Prompt review of behavioral goals
  • After tracking minor goal progress each session, parents review current goals. They can choose to continue working on the same goal, select a new goal from a preformatted list, alter the existing goal to make it more difficult or easier, or create their own goal.
Prompt barrier identification
  • Parents are introduced to the barrier concept in the education topic, Barriers – What’s getting in your way? As a group activity, 4×6 cards containing a goal, barrier and barrier solution are distributed. Participants identify additional solutions that might work for them.
  • Parents are asked to identify specific barriers to their selected goals. As a group they develop barrier solutions which are recorded in the participant workbook.
Teach to use prompts/cues
  • An education topic, Cues – Stage your life for success, provides examples of positive and negative cues. Parents receive 4×6 cards with a positive cue on one side and a negative cue on the other to discuss with the group. Parents think of negative cues inhibiting goal attainment and positive cues facilitating goal attainment. These ideas are recorded in the participant workbook.
  • Reminder cards are distributed at the end of each education session. Parents write their goal selection for the following week. Parents are encouraged to post the reminder card on the refrigerator, bathroom mirror or in the car to serve as a positive cue.
Provide opportunities for social comparison
  • Small group activities are integrated throughout the intervention to facilitate discussion of goal effort, attainment, barriers, and cues. These discussions are facilitated by the educator to promote social comparison and social support.
Plan social support
  • Classmates sign others’ goal contracts.

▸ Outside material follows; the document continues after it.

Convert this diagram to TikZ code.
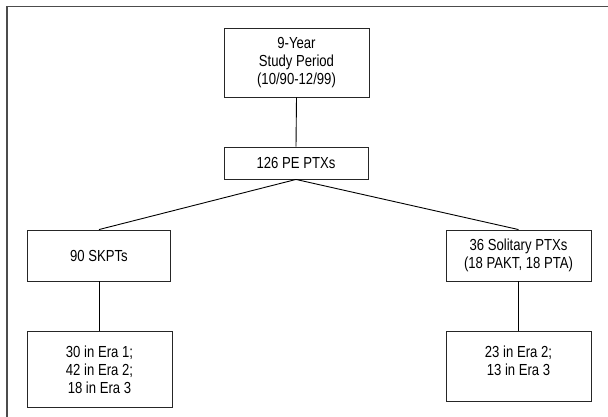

  • Goal reminder cards go home to a prominent location so other family members can be aware of the goal.
Use relapse prevention
  • An education topic, Roadmap for the future, helps the participant become aware of why some goals are not accomplished or are hard to sustain. Techniques are provided to promote successful goal development, attainment and sustainability.
  • At the final education session, participants are guided to develop their own goal to work on after the intervention has concluded.

*This assumes other techniques will be addressed with partnered curriculum. ESBA and Healthy, Happy Families added the following techniques: provide information about behavior-health link ∙ provide information on consequences ∙ provide instruction ∙ demonstrate the behavior.